Relationships have a paradoxical impact on life, serving as the source of some of one’s best and worst moments.
Outside of academics, many college students devote a large amount of time and energy to finding a suitable romantic partner. However, words like suitable or good do not always serve as an effective set of guidelines for developing and maintaining a healthy relationship.
“Everyone talks about wanting to be in a healthy relationship, but sometimes people are not sure what a healthy relationship really means,” Amy Lenhart, licensed Collin College counselor, explained.
Lenhart stressed that people often only think of an unhealthy relationship as one involving physical abuse.
“However, abuse can take many forms in a relationship,” Lenhart said. “Some of these include emotional abuse, financial abuse, intimidation, isolation and sexual abuse.”
Brandon Van Kuilenburg attended a seminar by Counseling Services on healthy relationships as part of a course he took last semester. He was surprised by the lack of information the everyday individual knows about healthy verses unhealthy relationships.
“A thing called economic abuse really stood out to me,” Kuilenburg said. “I’d never heard of that before. It’s when someone tells their spouse not to work and then gives them an allowance to live off of, giving the abuser more power and control.”

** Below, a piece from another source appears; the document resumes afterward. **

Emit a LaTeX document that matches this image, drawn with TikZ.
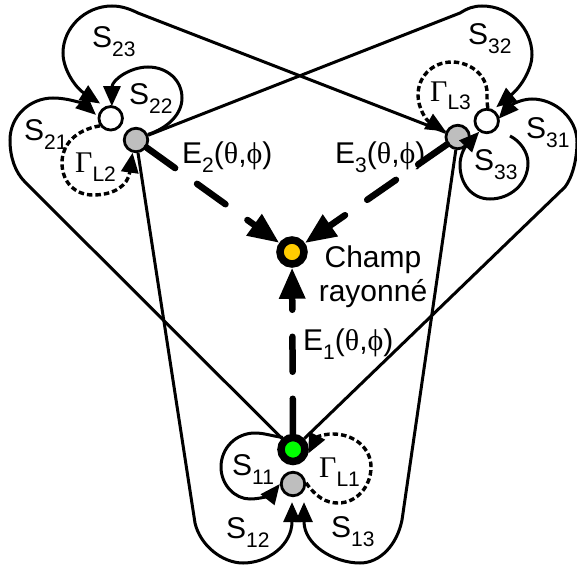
\documentclass[tikz,border=0pt]{standalone}
\usepackage{fontspec}
\setmainfont{Liberation Sans}
\newfontfamily\symfont{Liberation Serif}
\usepackage{tikz}
\usetikzlibrary{arrows.meta}
\definecolor{padgray}{RGB}{190,190,190}
\definecolor{champ}{RGB}{255,204,0}
\newcommand{\lbl}[2]{#1\raisebox{-9pt}{\fontsize{21}{21}\selectfont #2}}
\newcommand{\lblG}[1]{\lbl{{\symfont Γ}}{#1}}
\newcommand{\lblE}[1]{\lbl{E}{#1}({\symfont θ},{\symfont ϕ})}
\tikzset{
  pad/.style={draw, circle, line width=2.8pt, minimum size=23.5pt, inner sep=0pt, fill=#1},
  pad/.default=white,
  port/.style={draw, circle, line width=7.5pt, minimum size=24pt, inner sep=0pt, fill=#1},
  coup/.style={-{Triangle[length=20pt,width=17pt]}, line width=3pt},
  refl/.style={coup, dash pattern=on 5.5pt off 3pt, line width=3.4pt},
  field/.style={-{Triangle[length=31pt,width=25pt]}, line width=6.5pt, line cap=round, dash pattern=on 35pt off 27pt},
  lab/.style={font=\fontsize{30}{34}\selectfont, inner sep=0pt, anchor=base west}
}
\begin{document}
\begin{tikzpicture}[x=1pt,y=-1pt]
\useasboundingbox (0,0) rectangle (577,567);
\node[pad=padgray] (g2) at (136,140) {};
\node[pad] (w2) at (110.7,118.3) {};
\node[pad=padgray] (g3) at (457.7,137) {};
\node[pad] (w3) at (486.7,121) {};
\node[port=green] (p1) at (293,449.5) {};
\node[pad=padgray] (g1) at (293,484) {};
\node[port=champ] (c) at (292,252) {};
\coordinate (s33a) at (510,136);
\draw[field] (g2) -- (c);
\draw[field] (g3) -- (c);
\draw[field] (p1) -- (c);
% node 2
\draw[coup] (g2.25) .. controls (168,128) and (182,114) .. (182,98) .. controls (182,80) and (167,67) .. (148,67) .. controls (130,67) and (112,80) .. ([yshift=-1pt]w2.85);
\draw[coup] (g3) -- (138,13) .. controls (128,8) and (120,6) .. (112,6) .. controls (85,6) and (63,28) .. (63,53) .. controls (63,70) and (76,88) .. ([shift={(-3pt,4pt)}]w2.125);
\draw[coup] (p1) -- (25,182) .. controls (15,172) and (10,157) .. (10,140) .. controls (10,116) and (30,98) .. (53,98) .. controls (70,98) and (85,105) .. ([xshift=-2pt]w2.165);
\draw[refl] (w2.215) .. controls (75,130) and (62,145) .. (62,163) .. controls (62,182) and (75,195) .. (93,195) .. controls (115,195) and (128,185) .. (g2.255);
% node 3
\draw[coup] (g2) -- (460,13) .. controls (468,8) and (474,6) .. (482,6) .. controls (510,6) and (532,28) .. (532,55) .. controls (532,68) and (522,86) .. ([shift={(2pt,3pt)}]w3.55);
\draw[coup] (p1) -- (565,187) .. controls (572,178) and (577,160) .. (577,142) .. controls (577,118) and (555,99) .. (532,99) .. controls (520,99) and (510,106) .. ([xshift=-1pt]w3.10);
\draw[coup] (s33a) .. controls (520,141) and (528,152) .. (528,163) .. controls (528,184) and (510,199) .. (490,199) .. controls (472,199) and (460,184) .. (460,165) .. controls (460,155) and (465,147) .. (w3.235);
\draw[refl] (w3.85) .. controls (487,104) and (487,100) .. (487,93) .. controls (487,75) and (470,62) .. (452,62) .. controls (432,62) and (418,77) .. (418,95) .. controls (418,108) and (426,120) .. (g3.155);
% node 1
\draw[coup] (p1.130) .. controls (272,436) and (264,433) .. (255,433) .. controls (236,433) and (221,448) .. (221,467) .. controls (221,485) and (235,499) .. (250,499) .. controls (262,499) and (272,494) .. (g1.180);
\draw[coup] (g2) -- (195,523) .. controls (200,545) and (222,563) .. (243,563) .. controls (268,563) and (292,545) .. ([shift={(-1pt,-5pt)}]g1.south);
\draw[coup] (g3) -- (402,520) .. controls (397,545) and (380,563) .. (360,563) .. controls (334,563) and (304,545) .. ([shift={(11pt,-5pt)}]g1.south);
\draw[refl] (g1.5) .. controls (316,497) and (326,503) .. (338,503) .. controls (357,503) and (371,486) .. (371,467) .. controls (371,448) and (354,434) .. (333,434) .. controls (322,434) and (316,438) .. (p1.345);
% labels
\node[lab] (s23) at (92,48) {\lbl{S}{23}};
\node[lab] (s22) at (129,104) {\lbl{S}{22}};
\node[lab] (s21) at (24,140) {\lbl{S}{21}};
\node[lab] (gl2) at (75,172) {\lblG{L2}};
\node[lab] (e2) at (182,163) {\lblE{2}};
\node[lab] (e3) at (335,163) {\lblE{3}};
\node[lab] (s32) at (468,45) {\lbl{S}{32}};
\node[lab] (gl3) at (430,101) {\lblG{L3}};
\node[lab] (s31) at (526,138) {\lbl{S}{31}};
\node[lab] (s33) at (474,170) {\lbl{S}{33}};
\node[lab, anchor=center, align=center] (champ) at (373,277) {Champ\\rayonné};
\node[lab] (e1) at (303,350) {\lblE{1}};
\node[lab] (s11) at (232,475) {\lbl{S}{11}};
\node[lab] (gl1) at (319,477) {\lblG{L1}};
\node[lab] (s12) at (226,538) {\lbl{S}{12}};
\node[lab] (s13) at (331,537) {\lbl{S}{13}};
\end{tikzpicture}
\end{document}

He finds it concerning that many characteristics of unhealthy relationships may be hard to recognize for the people experiencing them.
“Lack of respect, trying to control and manipulate another person and stifling a person’s growth for fear that they will leave you are also means of trying to control another and is not a healthy relationship,” Lenhart stressed. “Being able to recognize that you are in an unhealthy relationship is the first step to getting out of one and is also a process.”
Collin College Counseling Services in partnership with the Dean of Students Office will offer the same seminar Kuilenburg attended, titled “How Healthy is Your Relationship?,” again this spring from 1-2 p.m. on Wednesday, April 2 in the Central Park Campus Conference Center.
Kuilenburg said the information he learned is highly applicable.
“It helps students to make smarter choices,” Kuilenburg said.